More droughts. More punishingly hot days killing farm workers and livestock. More allergen-spewing weeds. More crop-wrecking storms. And ultimately, more hunger.
According to the recently released National Climate Assessment, global warming is already making farming in the United States more difficult, and it’s likely to get worse. A steep decline in U.S. harvests would spur a worldwide crisis, because grains, oils, and meat from the United States ship to every continent. It would increase pressure to clear rainforests around the equator and the boreal forests of Canada and Russia to grow food. Falling yields would also drive up food prices, making it harder for the poor to afford meals.
“Food security, which is already a challenge across the globe, is likely to become an even greater challenge,” the report’s authors wrote.
The short-term outlook doesn’t look so scary. Climate change means a longer growing season, and conditions might actually improve in places like the Dakotas, where cold weather currently limits farming.
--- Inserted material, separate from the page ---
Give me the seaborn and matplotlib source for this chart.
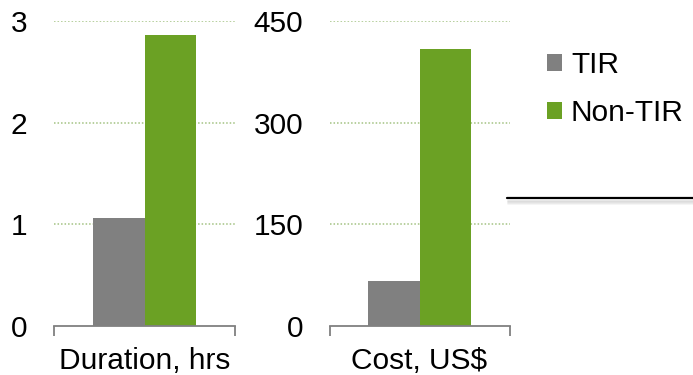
import matplotlib
matplotlib.use("Agg")
import matplotlib.pyplot as plt
import seaborn as sns
import pandas as pd
from matplotlib.lines import Line2D
from matplotlib.patches import Patch

categories = ["Duration, hrs", "Cost, US$"]
groups = ["TIR", "Non-TIR"]
tir_values = [1.06, 66]
non_tir_values = [2.86, 408]
y_ticks = [[0, 1, 2, 3], [0, 150, 300, 450]]
colors = {"TIR": "#808080", "Non-TIR": "#6ba124"}

sns.set_style("white")
plt.rcParams["font.family"] = ["Liberation Sans", "DejaVu Sans"]
plt.rcParams["text.color"] = "black"
plt.rcParams["xtick.labelcolor"] = "black"
plt.rcParams["ytick.labelcolor"] = "black"

fig = plt.figure(figsize=(6.93, 3.75), dpi=100)
axes_rects = [[54 / 693, 1 - 326 / 375, 181 / 693, 305 / 375],
              [329.5 / 693, 1 - 326 / 375, 180 / 693, 305 / 375]]

FS = 21.5
for i, cat in enumerate(categories):
    ax = fig.add_axes(axes_rects[i])
    df = pd.DataFrame({"category": [cat, cat], "group": groups,
                       "value": [tir_values[i], non_tir_values[i]]})
    sns.barplot(data=df, x="category", y="value", hue="group", palette=colors,
                width=0.57, ax=ax, legend=False, saturation=1)
    for p in ax.patches:
        p.set_linewidth(0)
    ax.set_xlim(-0.5, 0.5)
    ax.set_ylim(y_ticks[i][0], y_ticks[i][-1])
    ax.set_yticks(y_ticks[i])
    ax.set_yticklabels([str(t) for t in y_ticks[i]], fontsize=FS, color="black")
    ax.tick_params(axis="y", length=0, pad=19)
    ax.tick_params(axis="x", which="major", length=0, pad=15, labelsize=FS, labelcolor="black")
    ax.set_xlabel("")
    ax.set_ylabel("")
    for t in y_ticks[i][1:]:
        ax.axhline(t, color="#a3c282", lw=1.1, ls=(0, (1, 1.3)), zorder=0)
    for s in ["top", "right", "left"]:
        ax.spines[s].set_visible(False)
    ax.spines["bottom"].set_color("#808080")
    ax.spines["bottom"].set_linewidth(1.3)
    ax.set_xticks([-0.5, 0.5], minor=True)
    ax.tick_params(axis="x", which="minor", bottom=True, length=7, width=1.3,
                   color="#808080", direction="out")
    ax.patch.set_alpha(0)

handles = [Patch(facecolor=colors[g], edgecolor="none") for g in groups]
fig.legend(handles, groups, loc="upper left", bbox_to_anchor=(547 / 693, 1 - 51 / 375),
           frameon=False, fontsize=FS, handlelength=0.5, handleheight=0.5,
           handletextpad=0.3, labelspacing=0.68, borderaxespad=0, borderpad=0,
           labelcolor="black")

# decorative rule with shadow
for k in range(4):
    fig.add_artist(Line2D([508 / 693, 1], [1 - (201 + k) / 375] * 2,
                          color="#c8c8c8", lw=1.2, alpha=0.5 - k * 0.1,
                          transform=fig.transFigure))
fig.add_artist(Line2D([507 / 693, 1], [1 - 198 / 375] * 2, color="black", lw=1.6,
                      transform=fig.transFigure))

fig.savefig("out.png", dpi=100)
Warming should also boost wheat and barley harvests. But rising temperatures and CO2 concentrations will also “enable ragweed and other plants to produce allergenic pollen in larger quantities,” for more months out of the year. And in the long term, harvests of all food crops, including wheat, are expected to decline unless farmers take unprecedented steps to adapt.
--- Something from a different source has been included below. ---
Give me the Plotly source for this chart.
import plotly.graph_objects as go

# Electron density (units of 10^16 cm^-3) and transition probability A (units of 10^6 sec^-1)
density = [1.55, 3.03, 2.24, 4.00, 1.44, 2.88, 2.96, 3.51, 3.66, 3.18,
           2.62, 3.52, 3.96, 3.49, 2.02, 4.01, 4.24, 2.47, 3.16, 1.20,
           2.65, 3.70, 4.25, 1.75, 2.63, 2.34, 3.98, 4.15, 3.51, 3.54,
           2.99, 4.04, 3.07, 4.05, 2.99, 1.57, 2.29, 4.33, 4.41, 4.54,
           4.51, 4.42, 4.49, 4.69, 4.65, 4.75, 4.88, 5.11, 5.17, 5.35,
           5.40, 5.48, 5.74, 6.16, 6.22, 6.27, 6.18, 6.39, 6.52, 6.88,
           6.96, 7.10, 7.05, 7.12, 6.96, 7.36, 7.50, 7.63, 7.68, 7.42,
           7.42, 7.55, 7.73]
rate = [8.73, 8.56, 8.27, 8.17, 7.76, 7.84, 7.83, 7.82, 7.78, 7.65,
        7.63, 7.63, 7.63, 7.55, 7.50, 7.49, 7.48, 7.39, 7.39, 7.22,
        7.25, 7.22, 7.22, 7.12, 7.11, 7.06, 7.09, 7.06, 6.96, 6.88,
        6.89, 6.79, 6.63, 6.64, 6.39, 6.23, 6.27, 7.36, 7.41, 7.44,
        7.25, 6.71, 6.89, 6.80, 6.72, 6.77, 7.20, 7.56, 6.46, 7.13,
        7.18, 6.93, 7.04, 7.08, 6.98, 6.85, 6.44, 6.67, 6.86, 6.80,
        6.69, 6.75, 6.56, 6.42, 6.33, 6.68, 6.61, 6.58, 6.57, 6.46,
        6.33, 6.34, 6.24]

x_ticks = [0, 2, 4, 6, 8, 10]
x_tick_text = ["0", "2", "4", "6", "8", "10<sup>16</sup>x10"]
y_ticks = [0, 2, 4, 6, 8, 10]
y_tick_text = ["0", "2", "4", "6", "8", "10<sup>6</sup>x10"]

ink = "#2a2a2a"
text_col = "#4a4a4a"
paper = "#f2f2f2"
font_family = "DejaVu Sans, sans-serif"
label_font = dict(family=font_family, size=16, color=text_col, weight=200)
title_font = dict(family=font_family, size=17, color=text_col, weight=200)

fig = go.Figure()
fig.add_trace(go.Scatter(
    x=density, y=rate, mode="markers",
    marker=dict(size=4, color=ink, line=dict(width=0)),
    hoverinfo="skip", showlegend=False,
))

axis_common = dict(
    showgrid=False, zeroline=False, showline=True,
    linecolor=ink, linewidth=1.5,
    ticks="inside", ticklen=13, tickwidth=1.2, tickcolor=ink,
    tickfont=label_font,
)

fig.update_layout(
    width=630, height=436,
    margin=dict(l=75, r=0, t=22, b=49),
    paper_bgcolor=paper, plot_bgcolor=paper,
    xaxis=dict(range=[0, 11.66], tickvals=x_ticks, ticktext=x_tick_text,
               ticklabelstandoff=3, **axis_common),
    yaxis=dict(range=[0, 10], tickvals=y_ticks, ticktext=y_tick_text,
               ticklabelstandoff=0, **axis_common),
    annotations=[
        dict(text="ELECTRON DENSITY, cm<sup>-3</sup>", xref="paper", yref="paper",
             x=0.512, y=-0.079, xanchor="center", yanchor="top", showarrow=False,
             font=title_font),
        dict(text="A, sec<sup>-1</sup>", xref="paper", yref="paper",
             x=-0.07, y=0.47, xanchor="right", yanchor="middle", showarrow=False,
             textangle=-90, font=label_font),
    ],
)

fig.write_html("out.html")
Radical adaptation could improve harvests and help solve the larger climate problem. Crops can suck carbon dioxide out of the air and store it in the soil. The report notes that “agriculture is one of the few sectors with the potential for significant increases in carbon sequestration.”
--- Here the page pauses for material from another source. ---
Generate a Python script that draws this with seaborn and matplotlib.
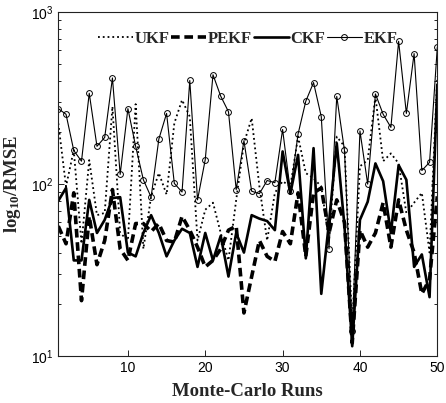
import numpy as np
import pandas as pd
import matplotlib
matplotlib.use("Agg")
import matplotlib.pyplot as plt
import seaborn as sns

runs = list(range(1, 51))

ukf = [226, 97, 158, 45, 138, 66, 68, 283, 52, 47,
       292, 42, 85, 116, 87, 226, 309, 247, 47, 71,
       78, 52, 36, 81, 173, 242, 97, 47, 89, 104,
       97, 189, 116, 108, 97, 47, 189, 166, 15, 127,
       138, 324, 136, 151, 132, 68, 78, 89, 40, 423]

pekf = [57, 45, 89, 21, 65, 34, 47, 93, 42, 36,
        59, 59, 53, 59, 47, 46, 65, 54, 43, 33,
        36, 42, 54, 57, 17.8, 29, 47, 38, 35.5, 53,
        45, 89, 38, 89, 95, 52, 81, 60, 11.9, 54,
        43, 52, 78, 43, 81, 54, 40, 23, 28, 85]

ckf = [80, 95, 36, 36, 81, 52, 62, 83, 84, 40,
       38, 52, 66, 52, 38, 47, 55, 52, 33, 52,
       36, 50, 29, 52, 40, 66, 63, 61, 54, 155,
       88, 148, 37, 162, 23, 60, 173, 57, 11.4, 62,
       79, 132, 104, 52, 129, 106, 33, 39, 22, 380]

ekf = [275, 255, 157, 136, 338, 166, 187, 415, 114, 275,
       166, 106, 84, 183, 258, 101, 90, 401, 81, 139,
       433, 325, 264, 93, 179, 91, 88, 105, 102, 208,
       91, 196, 304, 390, 247, 42, 324, 157, 14, 204,
       100, 335, 255, 214, 678, 258, 575, 120, 134, 627]

labels = ["UKF", "PEKF", "CKF", "EKF"]

sns.set_style("ticks")
plt.rcParams["font.family"] = ["Liberation Sans", "DejaVu Sans"]
plt.rcParams["mathtext.fontset"] = "custom"
plt.rcParams["mathtext.rm"] = "Liberation Serif"
plt.rcParams["mathtext.it"] = "Liberation Serif:italic"
plt.rcParams["mathtext.bf"] = "Liberation Serif:bold"

fig = plt.figure(figsize=(4.46, 4.03), dpi=100)
ax = fig.add_axes([0.1307, 0.1166, 0.8498, 0.8529])

sns.lineplot(x=runs, y=ukf, ax=ax, color="black", linestyle=":", linewidth=1.3, label=labels[0])
sns.lineplot(x=runs, y=pekf, ax=ax, color="black", linestyle=(0, (2.4, 1.3)), linewidth=2.6, label=labels[1])
sns.lineplot(x=runs, y=ckf, ax=ax, color="black", linestyle="-", linewidth=1.9, label=labels[2])
sns.lineplot(x=runs, y=ekf, ax=ax, color="black", linestyle="-", linewidth=0.8, marker="o",
             markersize=4.2, markerfacecolor="none", markeredgecolor="black",
             markeredgewidth=0.7, label=labels[3])

ax.set_yscale("log")
ax.set_xlim(1, 50)
ax.set_ylim(10, 1000)
ax.set_xticks([10, 20, 30, 40, 50])
ax.tick_params(axis="both", which="both", direction="in", top=False, right=True,
               labelsize=10, width=0.7, colors="#222222", labelcolor="black")
ax.tick_params(axis="both", which="major", length=4)
ax.tick_params(axis="y", which="minor", length=2.5, left=True, right=True)
for s in ax.spines.values():
    s.set_linewidth(0.8)
    s.set_color("#222222")

ax.set_xlabel("Monte-Carlo Runs", family="Liberation Serif", fontsize=13.5, fontweight="bold", labelpad=6)
ax.set_ylabel("log$_{\\mathbf{10}}$/RMSE", family="Liberation Serif", fontsize=13.5, fontweight="bold", labelpad=6)

leg = ax.legend(loc="upper center", bbox_to_anchor=(0.5, 0.99), ncol=4, frameon=False,
                handlelength=2.1, handletextpad=0.1, columnspacing=0.1,
                prop={"family": "Liberation Serif", "weight": "bold", "size": 12})

fig.savefig("out.png", dpi=100)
What would radical adaptation look like? The corn belt might move north from Kansas to Saskatchewan with the weather. Farmers could synch planting times and fertilizer application with precise weather forecasts. Governments might pay farmers for locking up carbon in their fields instead of maximizing profits. They could also provide the funding necessary for scientists to breed climate-adapted crops and animals.
In short, there are plenty of ways that agriculture can provide hope in place of worry. But without action, there’s going to be misery in farm country, according to the report. By 2050, climate change could shrink Midwestern harvests all the way down to the size they were during the farm crisis of the 1980s, when a surge of foreclosures led many farmers to take their lives. And with our global food market, misery in farm country would mean misery around the world.